1.S3(Simple Storage Service-S3) : It's a scalable object & File storage.You can store objects & Files such as pdfs,jpgs, anything that a regular operating system files.

You can store unlimited data as files in objects(objects are from 1 byte to 1 TeraByte)
you can upload your data form your off-site to your AWS S3 account.
you can do  amazon server side encryption for your data.
you can host static files and websites as well.

The data in S3 automatically syncs to different availability zones in a region. So that it can be useful for the high available purpose as well.Hence S3 can be used for an high available environment.

You can host private content using signed URLS/CDN.
S3 comes with LifeCycle Policies. That is you can assign a policy to a bucket : Bucket is in were we can store our objects : Policy is like for example delete all objects in a particular bucket after 10 days.

We can Use Amazon Glacier with S3 to delete backups after some amount of time.
S3  also used as Versioning.

AWS S3 is a very much Region Specific not an availability zone specific.

2.Amazon Glacier: 

It's an Archival Storage type.
Used for the infrequently accessed data.
Integrates with the S3 life-cycle policies.
Amazon Glacier costs 1Cent for 1GB

3.EBS(Elastic Block Storage)

EBS is a block storage device.You can write File System on top of EBS.when it comes to Linux you can create ext5 type File systems & other type of File Systems just we usually do when we attaching a regular HardDrive to a physical machine.
EBS is Redundant but it applicable to only your availability zone.It's only redundant to your specific availability zone.
So EBS automatically replicates data only to your specific availability zone. So when it comes to high availability we have to customize there to work across different availability zones.
But in S3 the data will be replicates to all availability zones in a region.

 4.Ephemeral/Instance Store:

Ephemeral Storage type. We can see this storage type only when we can use Instance Store EC2 Instance.
This is temporary storage. And then what happens when we use a temporary storage inside an EC2 instance is , when we stop that particular EC2 instance the temporary storage is erased & the data can be lost.

5.Database Storage:

Relational DataBases(RDS) & NoSQL Databases(Dynamo DB) are also considered as a Storage in AWS
Dynamo DB(NoSQL DB) is an alternative to the mongoDB.
Relational Databases..MySQL,PostgreSQL,Oracle DataBase(BYOL),SQLServer(BYOL)
           BYOL: Bring Your Own License
If you already purchased a License of Oracle & Microsoft SQL server you can bring it AWS as a Relational DataBase.                    
Security On AWS

AWS Follows shared security model . That is User is responsible for certain security aspects and AWS is responsible for certain security aspects.
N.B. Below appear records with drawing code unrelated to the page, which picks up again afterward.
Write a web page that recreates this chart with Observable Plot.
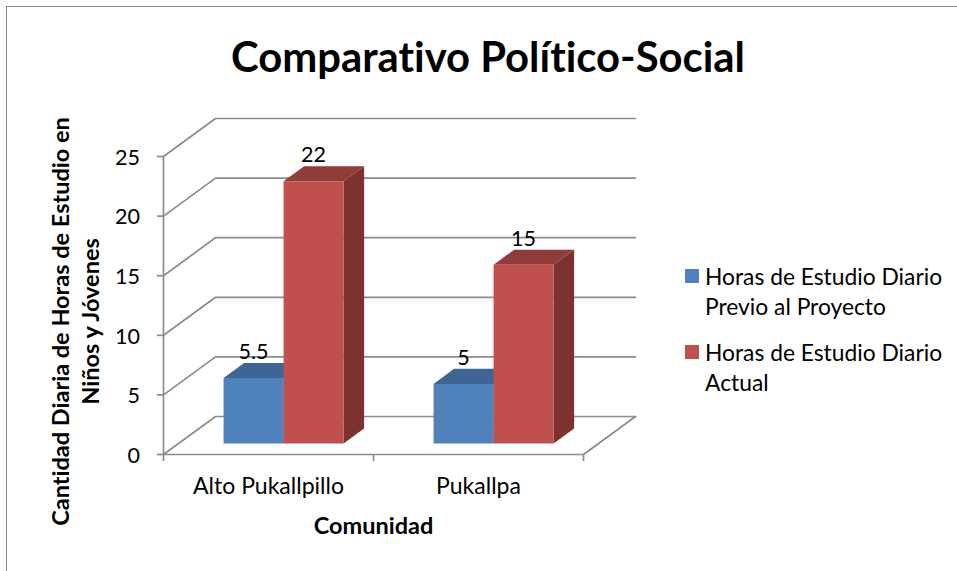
<!DOCTYPE html>
<html>
<head>
<meta charset="utf-8">
<script src="https://cdn.jsdelivr.net/npm/d3@7"></script>
<script src="https://cdn.jsdelivr.net/npm/@observablehq/plot@0.6"></script>
<style>
  html, body { margin: 0; padding: 0; background: #fff; overflow: hidden; width: 957px; height: 571px; }
  body { position: relative; font-family: Lato, sans-serif; color: #000; font-variant-ligatures: none; }
  svg, svg text { font-variant-ligatures: none; }
  #frame { position: absolute; left: 6px; top: 6px; width: 1200px; height: 900px; border: 1px solid #868686; box-sizing: border-box; }
  #chart { position: absolute; left: 0; top: 0; }
  #title { position: absolute; left: 0; width: 976px; top: 30px; text-align: center; font-weight: 700; font-size: 41.8px; line-height: 52px; white-space: nowrap; }
  .lg { position: absolute; left: 705px; font-size: 22.8px; line-height: 30px; white-space: nowrap; }
  .sw { position: absolute; left: 685px; width: 14px; height: 14px; }
</style>
</head>
<body>
<div id="frame"></div>
<div id="chart"></div>
<div id="title"></div>
<script>
const titleText = "Comparativo Político-Social";
const yLabelLine1 = "Cantidad Diaria de Horas de Estudio en";
const yLabelLine2 = "Niños y Jóvenes";
const xLabel = "Comunidad";
const categories = ["Alto Pukallpillo", "Pukallpa"];
const previo = [5.5, 5];
const actual = [22, 15];
const previoLabels = ["5.5", "5"];
const actualLabels = ["22", "15"];
const seriesNames = [["Horas de Estudio Diario", "Previo al Proyecto"], ["Horas de Estudio Diario", "Actual"]];
const yTicks = [0, 5, 10, 15, 20, 25];
const xTicks = [0, 1, 2];

// Oblique projection of the 3D box, in scale units per full depth of the plot floor
const DX = 52 / 210, DY = 38 / 11.92;
const proj = (x, v, d) => ({x: x + d * DX, y: v + d * DY});
const D0 = 0.29, D1 = 0.685, BAR = 2 / 7, GAP = 1.5 / 7;

const colors = [
  {front: "#4f81bd", top: "#3e6593", side: "#2f4d70"},
  {front: "#c0504d", top: "#8f3c3a", side: "#7d3230"}
];
const gridColor = "#8c8c8c", gridWidth = 1.7;

const face = (pts, fill) => Plot.line(pts.map(p => proj(...p)), {x: "x", y: "y", fill, stroke: "none", curve: "linear"});

function barMarks(values, s) {
  return values.flatMap((v, i) => {
    const x0 = i + GAP + s * BAR, x1 = x0 + BAR, c = colors[s];
    return [
      face([[x1, 0, D0], [x1, 0, D1], [x1, v, D1], [x1, v, D0]], c.side),
      face([[x0, v, D0], [x1, v, D0], [x1, v, D1], [x0, v, D1]], c.top),
      face([[x0, 0, D0], [x1, 0, D0], [x1, v, D0], [x0, v, D0]], c.front)
    ];
  });
}

const grid = yTicks.map(t => Plot.line([proj(0, t, 0), proj(0, t, 1), proj(2, t, 1)],
  {x: "x", y: "y", stroke: gridColor, strokeWidth: gridWidth}));

const labelData = (values, labels, s) => values.map((v, i) => {
  const p = proj(i + GAP + (s + 0.5) * BAR, v, D0);
  return {x: p.x, y: p.y, t: labels[i]};
});

const chart = Plot.plot({
  width: 957,
  height: 571,
  marginLeft: 163,
  marginRight: 374,
  marginTop: 156,
  marginBottom: 117,
  style: {background: "transparent", fontFamily: "Lato, sans-serif"},
  x: {domain: [0, 2], axis: null},
  y: {domain: [0, 25], axis: null},
  marks: [
    ...grid,
    Plot.line([proj(2, 0, 0), proj(2, 0, 1)], {x: "x", y: "y", stroke: gridColor, strokeWidth: gridWidth}),
    Plot.ruleX([0], {y1: 0, y2: 25, stroke: gridColor, strokeWidth: gridWidth}),
    Plot.ruleY([0], {x1: 0, x2: 2, stroke: gridColor, strokeWidth: gridWidth}),
    Plot.axisY({ticks: yTicks, tickSize: 6, tickFormat: () => "", stroke: gridColor, strokeWidth: gridWidth, label: null}),
    Plot.text(yTicks, {x: () => 0, y: d => d, text: d => String(d), textAnchor: "end", dx: -23.5, dy: 1.5, fontSize: 21.5, fill: "#000"}),
    Plot.axisX({ticks: xTicks, tickSize: 7, tickFormat: () => "", stroke: gridColor, strokeWidth: gridWidth, label: null}),
    ...barMarks(previo, 0),
    ...barMarks(actual, 1),
    Plot.text([...labelData(previo, previoLabels, 0), ...labelData(actual, actualLabels, 1)],
      {x: "x", y: "y", text: "t", dy: -26, fontSize: 21.5, fill: "#000"}),
    Plot.text(categories, {x: (d, i) => i + 0.5, y: () => 0, text: d => d, dy: 32, fontSize: 23, fill: "#000"}),
    Plot.text([xLabel], {x: () => 1, y: () => 0, text: d => d, dy: 72, fontSize: 23.5, fontWeight: 700, fill: "#000"}),
    Plot.text([yLabelLine1], {x: () => 0, y: () => 11.16, text: d => d, dx: -102, rotate: -90, fontSize: 23.5, fontWeight: 700, fill: "#000"}),
    Plot.text([yLabelLine2], {x: () => 0, y: () => 11.16, text: d => d, dx: -72, rotate: -90, fontSize: 23.5, fontWeight: 700, fill: "#000"})
  ]
});
document.getElementById("chart").append(chart);
document.getElementById("title").textContent = titleText;

// legend
const lgTop = [261, 337];
seriesNames.forEach((lines, s) => {
  const sw = document.createElement("div");
  sw.className = "sw";
  sw.style.top = (lgTop[s] + 8) + "px";
  sw.style.background = colors[s].front;
  document.body.append(sw);
  lines.forEach((t, j) => {
    const el = document.createElement("div");
    el.className = "lg";
    el.style.top = (lgTop[s] + j * 30) + "px";
    el.textContent = t;
    document.body.append(el);
  });
});
</script>
</body>
</html>
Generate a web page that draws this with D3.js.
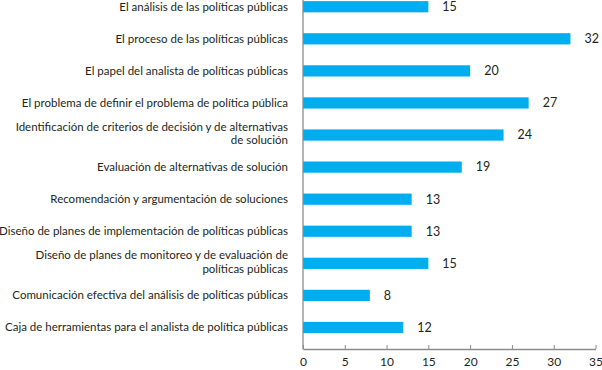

Identity Access Management: User Management & Access , Any users that access your account .You will be able to create groups , users .
You can use this to integrate Single-Sign-on using Federated Users, You can Create temporary User access ; Since you don't have to create New AWS Identity Access management whenever a contractor or an employee needs access, you can actually use Single-sign-on credentials to create temporary access.
Password/Key Rotation: For example if developers using passwords,access keys & secret keys to develop the code. You are responsible for rotating the passwords, access keys & secret keys based on the certain period of time.The rotation policy is based on the more individual/company policy.

Multi-Factor-Authentication needs to implemented since we are accessing console through the web
AWS Trusted Advisor help in potential ways to improve the security in the whole AWS infrastructure level.

Security groups -- instance level Firewall , helpful in EC2 & Relational Database services.
Access Control Lists -- resource level permissions/Controlling network traffic : This allows us to do is who can have access to ......for example specific or single EC2 instance, same-thing for an AWS bucket.

Virtual Private Cloud(VPC): Allows us to build or own private cloud.

AWS is responsible for Physical Host level protection.Physical environment security.
AWS is responsible for decommissioning old storage devices.

Port scanning using linux tool such as nmap etc.

Understanding AWS Global Infrastructure

Whenever we login to AWS console our default region would be US-East(North Virginia)

Regions: Regions are the physical locations. A grouping of AWS Data Centers ( Availability zones)
the available regions are as below

Availability Zones: It is an individual data-center with in an Region. A region is made up of multiple availability zones. For example US-EAST Region North Virginia has below availability zones.

Edge Locations:
Edge locations are built to deliver the object content. These Edge locations main use is to deliver cached data across the world.Mainly CloudFront CDN uses this service to deliver content.

There are Global Edge locations & Regional Edge locations. When ever you are building an application , your data will be cached in edge locations in which you mentioned.

For example an user coming from india while that user automatically(if you have configured Cloud Front globally) served from the india edge location. that will effectively reduces the latency.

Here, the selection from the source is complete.